Tax revenues in African countries, on average, have remained at the same level during 2018 for the fifth consecutive year, with the ongoing COVID-19 crisis expected to significantly reduce public revenues across the region, according to a new report.

The 2020 edition of Revenue Statistics in Africa shows that the average tax-to-GDP ratio for the 30 participating countries remained unchanged for the fifth consecutive year, at 16.5%. With countries facing high levels of uncertainty due to the ongoing pandemic, African governments will need to carefully sequence their efforts to secure fiscal space for a strong and inclusive recovery and, once the health and economic crises are under control, mobilise additional domestic revenues to meet longer-term objectives.

The report, launched on Thursday during a virtual event, identifies a wide variation between the level and trajectory of public revenues across the 30 participating countries, including Chad, Lesotho, Malawi and Namibia for the first time. Tax-to-GDP ratios ranged from 6.3% in Equatorial Guinea and Nigeria to 32.4% in the Seychelles. The tax-to-GDP ratio exceeded 25% in four countries (Morocco, Seychelles, South Africa and Tunisia) and was less than 10% in five (Chad, the Republic of the Congo, the Democratic Republic of the Congo, Equatorial Guinea and Nigeria).

Between 2010 and 2018, the Africa (30) average tax-to-GDP ratio increased by 1.4 percentage points (p.p), with most of the growth occurring between 2010 and 2014. By comparison, the tax-to-GDP ratio in Latin America and the Caribbean (LAC) rose by 1.9 p.p. to 23.1% while the OECD’s average rose by 2.0 p.p. to 34.3% between 2010 and 2018. The report shows how taxes remain the largest source of public revenues in Africa and are typically more stable than non-tax revenues: average non-tax revenues fell from 8.3% to 6.5% of GDP between 2010 and 2018 due to declines in natural resource revenues and grants.

Taxes on goods and services were the main source of tax revenues among Africa (30) countries, accounting for 51.9% of total tax revenues on average in 2018; value-added tax alone accounted for 29.7% of total tax revenues. Revenues from corporate income tax, which tends to be more volatile than other taxes, are also high in Africa relative to other regions, at 19.2% of total taxation compared to 15.5% and 9.3% in the LAC and OECD areas, respectively. By contrast, social security contributions and personal income taxes are comparatively low in Africa.

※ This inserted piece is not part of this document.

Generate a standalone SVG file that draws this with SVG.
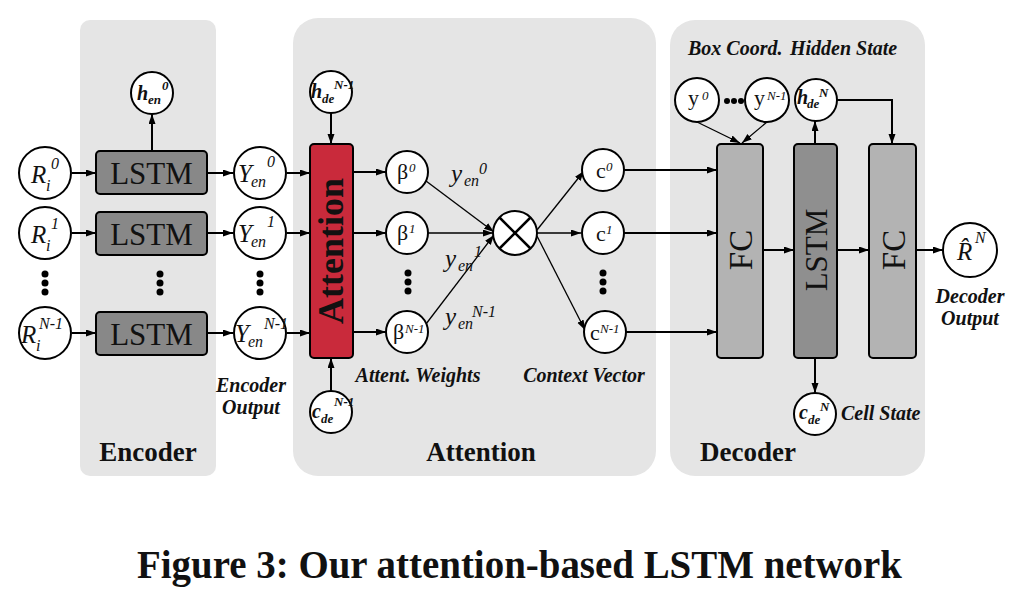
<svg xmlns="http://www.w3.org/2000/svg" width="1022" height="591" viewBox="0 0 1022 591">
<defs>
<marker id="ah" markerUnits="userSpaceOnUse" markerWidth="11" markerHeight="8" refX="10" refY="3.5" orient="auto">
<path d="M0,0 L10,3.5 L0,7 z" fill="#000"/>
</marker>
<style>
.panel{fill:#e5e5e5}
.node{fill:#fff;stroke:#000;stroke-width:2}
.lstm{fill:#888;stroke:#000;stroke-width:2}
.fc{fill:#b3b3b3;stroke:#000;stroke-width:2}
.dlstm{fill:#8f8f8f;stroke:#000;stroke-width:2}
.att{fill:#c92a3b;stroke:#000;stroke-width:2}
.c{stroke:#000;stroke-width:2;fill:none;marker-end:url(#ah)}
.t{stroke:#000;stroke-width:1.3;fill:none;marker-end:url(#ah)}
.dot{fill:#000}
text{font-family:"Liberation Serif",serif;fill:#111}
.mi{font-style:italic;font-size:25px}
.ms{font-style:italic;font-size:16px}
.bi{font-style:italic;font-weight:bold;font-size:20px}
.bs{font-style:italic;font-weight:bold;font-size:13px}
.lab{font-style:italic;font-weight:bold;font-size:20px}
.plab{font-weight:bold;font-size:27px}
.box{font-size:31px}
.up{font-size:22px}
.us{font-size:13px;font-style:italic}
</style>
</defs>
<rect width="1022" height="591" fill="#fff"/>
<g id="panels">
<rect class="panel" x="80" y="20" width="136" height="456" rx="10"/>
<rect class="panel" x="293" y="18" width="363" height="458" rx="25"/>
<rect class="panel" x="670" y="20" width="255" height="456" rx="25"/>
<text class="plab" x="148" y="461" text-anchor="middle">Encoder</text>
<text class="plab" x="481" y="461" text-anchor="middle">Attention</text>
<text class="plab" x="748" y="461" text-anchor="middle">Decoder</text>
</g>
<g id="connectors">
<line class="c" x1="72" y1="173" x2="96" y2="173"/>
<line class="c" x1="72" y1="233" x2="96" y2="233"/>
<line class="c" x1="72" y1="333" x2="96" y2="333"/>
<line class="c" x1="207" y1="173" x2="233" y2="173"/>
<line class="c" x1="207" y1="233" x2="233" y2="233"/>
<line class="c" x1="207" y1="333" x2="233" y2="333"/>
<line class="c" x1="152" y1="151" x2="152" y2="114"/>
<line class="c" x1="287" y1="173" x2="310" y2="173"/>
<line class="c" x1="287" y1="233" x2="310" y2="233"/>
<line class="c" x1="287" y1="333" x2="310" y2="333"/>
<line class="c" x1="331" y1="113" x2="331" y2="144"/>
<line class="c" x1="331" y1="391" x2="331" y2="358"/>
<line class="c" x1="353" y1="172" x2="386" y2="172"/>
<line class="c" x1="353" y1="233" x2="386" y2="233"/>
<line class="c" x1="353" y1="332" x2="386" y2="332"/>
<line class="t" x1="426" y1="181" x2="494" y2="232"/>
<line class="t" x1="428" y1="233" x2="493" y2="233"/>
<line class="t" x1="426" y1="324" x2="494" y2="235"/>
<line class="t" x1="537" y1="230" x2="584" y2="171"/>
<line class="t" x1="537" y1="233" x2="581" y2="233"/>
<line class="t" x1="537" y1="236" x2="585" y2="330"/>
<line class="c" x1="624" y1="170" x2="717" y2="170"/>
<line class="c" x1="624" y1="233" x2="717" y2="233"/>
<line class="c" x1="626" y1="332" x2="717" y2="332"/>
<line class="t" x1="697" y1="122" x2="740" y2="143"/>
<line class="t" x1="767" y1="122" x2="742" y2="143"/>
<line class="c" x1="815" y1="144" x2="815" y2="121"/>
<polyline class="c" points="837,100 892,100 892,144"/>
<line class="c" x1="763" y1="250" x2="794" y2="250"/>
<line class="c" x1="837" y1="250" x2="869" y2="250"/>
<line class="c" x1="916" y1="250" x2="943" y2="250"/>
<line class="c" x1="815" y1="358" x2="815" y2="393"/>
</g>
<g id="enc-inputs">
<circle class="node" cx="45" cy="173" r="26"/>
<text class="mi" x="31" y="183">R</text><text class="ms" x="46" y="191">i</text><text class="ms" x="51" y="169">0</text>
<circle class="node" cx="45" cy="233" r="26"/>
<text class="mi" x="31" y="243">R</text><text class="ms" x="46" y="251">i</text><text class="ms" x="51" y="229">1</text>
<circle cx="45" cy="274" r="3.5" class="dot"/><circle cx="45" cy="283" r="3.5" class="dot"/><circle cx="45" cy="292" r="3.5" class="dot"/>
<circle class="node" cx="45" cy="333" r="26"/>
<text class="mi" x="21" y="343">R</text><text class="ms" x="36" y="351">i</text><text class="ms" x="39" y="329" font-size="15">N-1</text>
</g>
<g id="enc-lstm">
<rect class="lstm" x="96" y="151" width="111" height="43" rx="4"/>
<text class="box" x="151.5" y="184" text-anchor="middle">LSTM</text>
<rect class="lstm" x="96" y="212" width="111" height="43" rx="4"/>
<text class="box" x="151.5" y="245" text-anchor="middle">LSTM</text>
<circle cx="160" cy="274" r="3.5" class="dot"/><circle cx="160" cy="283" r="3.5" class="dot"/><circle cx="160" cy="292" r="3.5" class="dot"/>
<rect class="lstm" x="96" y="312" width="111" height="43" rx="4"/>
<text class="box" x="151.5" y="345" text-anchor="middle">LSTM</text>
</g>
<g id="h-en0">
<circle class="node" cx="152" cy="93" r="21"/>
<text class="bi" x="137" y="100">h</text><text class="bs" x="148" y="104">en</text><text class="bs" x="162" y="90">0</text>
</g>
<g id="enc-outputs">
<circle class="node" cx="260" cy="173" r="26"/>
<text class="mi" x="238" y="182">Y</text><text class="ms" x="251" y="187">en</text><text class="ms" x="267" y="167">0</text>
<circle class="node" cx="260" cy="233" r="26"/>
<text class="mi" x="238" y="242">Y</text><text class="ms" x="251" y="247">en</text><text class="ms" x="267" y="227">1</text>
<circle cx="260" cy="274" r="3.5" class="dot"/><circle cx="260" cy="283" r="3.5" class="dot"/><circle cx="260" cy="292" r="3.5" class="dot"/>
<circle class="node" cx="260" cy="333" r="26"/>
<text class="mi" x="235" y="342">Y</text><text class="ms" x="248" y="347">en</text><text class="ms" x="264" y="329" font-size="15">N-1</text>
<text class="lab" x="251" y="392" text-anchor="middle">Encoder</text>
<text class="lab" x="251" y="414" text-anchor="middle">Output</text>
</g>
<g id="attention">
<rect class="att" x="310" y="144" width="43" height="214" rx="4"/>
<text x="331" y="263" text-anchor="middle" font-weight="bold" font-size="36" transform="rotate(-90 331 251)">Attention</text>
</g>
<g id="h-de-prev">
<circle class="node" cx="331" cy="92" r="21"/>
<text class="bi" x="311" y="98">h</text><text class="bs" x="322" y="103">de</text><text class="bs" x="334" y="89" font-size="12">N-1</text>
</g>
<g id="c-de-prev">
<circle class="node" cx="331" cy="412" r="21"/>
<text class="bi" x="312" y="418">c</text><text class="bs" x="321" y="423">de</text><text class="bs" x="334" y="406" font-size="12">N-1</text>
</g>
<g id="betas">
<circle class="node" cx="407" cy="172" r="21"/>
<text class="up" x="397" y="179">β</text><text class="us" x="409" y="172">0</text>
<circle class="node" cx="407" cy="233" r="21"/>
<text class="up" x="397" y="240">β</text><text class="us" x="409" y="233">1</text>
<circle cx="408" cy="273" r="3.5" class="dot"/><circle cx="408" cy="282" r="3.5" class="dot"/><circle cx="408" cy="291" r="3.5" class="dot"/>
<circle class="node" cx="407" cy="332" r="21"/>
<text class="up" x="393" y="339">β</text><text class="us" x="405" y="333">N-1</text>
<text class="lab" x="418" y="382" text-anchor="middle">Attent. Weights</text>
</g>
<g id="weight-labels">
<text class="mi" x="451" y="182" font-size="22">y</text><text class="ms" x="464" y="186" font-size="15">en</text><text class="ms" x="479" y="174" font-size="14">0</text>
<text class="mi" x="445" y="267" font-size="22">y</text><text class="ms" x="458" y="271" font-size="15">en</text><text class="ms" x="474" y="257" font-size="14">1</text>
<text class="mi" x="445" y="325" font-size="22">y</text><text class="ms" x="458" y="329" font-size="15">en</text><text class="ms" x="472" y="317" font-size="14">N-1</text>
</g>
<g id="multiply">
<circle class="node" cx="515" cy="233" r="22"/>
<path d="M499.5,217.5 L530.5,248.5 M530.5,217.5 L499.5,248.5" stroke="#000" stroke-width="2.5"/>
</g>
<g id="contexts">
<circle class="node" cx="603" cy="170" r="21"/>
<text class="up" x="596" y="178" font-size="20">c</text><text class="us" x="606" y="171">0</text>
<circle class="node" cx="603" cy="233" r="21"/>
<text class="up" x="596" y="241" font-size="20">c</text><text class="us" x="606" y="234">1</text>
<circle cx="603" cy="273" r="3.5" class="dot"/><circle cx="603" cy="282" r="3.5" class="dot"/><circle cx="603" cy="291" r="3.5" class="dot"/>
<circle class="node" cx="605" cy="332" r="21"/>
<text class="up" x="590" y="340" font-size="20">c</text><text class="us" x="600" y="333">N-1</text>
<text class="lab" x="584" y="382" text-anchor="middle">Context Vector</text>
</g>
<g id="box-coord">
<text class="lab" x="688" y="55">Box Coord.</text>
<circle class="node" cx="697" cy="100" r="22"/>
<text class="up" x="688" y="105" font-size="24">y</text><text class="us" x="702" y="100">0</text>
<circle cx="727" cy="101" r="3" class="dot"/><circle cx="734" cy="101" r="3" class="dot"/><circle cx="741" cy="101" r="3" class="dot"/>
<circle class="node" cx="767" cy="100" r="22"/>
<text class="up" x="754" y="105" font-size="24">y</text><text class="us" x="767" y="100">N-1</text>
</g>
<g id="h-de-n">
<text class="lab" x="790" y="55">Hidden State</text>
<circle class="node" cx="816" cy="100" r="21"/>
<text class="bi" x="797" y="104">h</text><text class="bs" x="807" y="108">de</text><text class="bs" x="819" y="97">N</text>
</g>
<g id="fc1">
<rect class="fc" x="717" y="144" width="46" height="214" rx="4"/>
<text x="740" y="262" text-anchor="middle" font-size="33" transform="rotate(-90 740 250)">FC</text>
</g>
<g id="dec-lstm">
<rect class="dlstm" x="794" y="144" width="43" height="214" rx="4"/>
<text x="815.5" y="261" text-anchor="middle" font-size="31" transform="rotate(-90 815.5 250)">LSTM</text>
</g>
<g id="fc2">
<rect class="fc" x="869" y="144" width="47" height="214" rx="4"/>
<text x="892.5" y="262" text-anchor="middle" font-size="33" transform="rotate(-90 892.5 250)">FC</text>
</g>
<g id="c-de-n">
<circle class="node" cx="815" cy="414" r="21"/>
<text class="bi" x="799" y="419">c</text><text class="bs" x="808" y="424">de</text><text class="bs" x="820" y="411">N</text>
<text class="lab" x="841" y="420">Cell State</text>
</g>
<g id="output">
<circle class="node" cx="970" cy="250" r="27"/>
<text class="mi" x="957" y="260">R̂</text><text class="ms" x="975" y="243">N</text>
<text class="lab" x="970" y="303" text-anchor="middle">Decoder</text>
<text class="lab" x="970" y="325" text-anchor="middle">Output</text>
</g>
<g id="caption">
<text x="137" y="578" font-weight="bold" font-size="40" textLength="765" lengthAdjust="spacingAndGlyphs">Figure 3: Our attention-based LSTM network</text>
</g>
</svg>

The report contains a special feature about domestic resource mobilisation during and after the COVID-19 pandemic. This examines the fiscal policy responses of countries to the pandemic and explains the importance of continuing support for households and businesses as fiscal positions allow, ensuring the effectiveness of these measures through appropriate targeting, and of monitoring their impact. It also discusses the potential contribution of the African Continental Free Trade Area (AfCFTA) to the region’s resilience and economic recovery.

Revenue Statistics in Africa is a joint initiative between the Centre for Tax Policy and Administration of the Organisation for Economic Co-operation and Development (OECD), the OECD Development Centre, the African Tax Administration Forum (ATAF) and the African Union Commission (AUC), with technical support from the African Development Bank (ADB) and the Cercle de Réflexion et d’Échange des Dirigeants des Administrations fiscales (CREDAF). The 2020 edition received financial support from the governments of Ireland, Japan, Luxembourg, Norway, Sweden and the United Kingdom.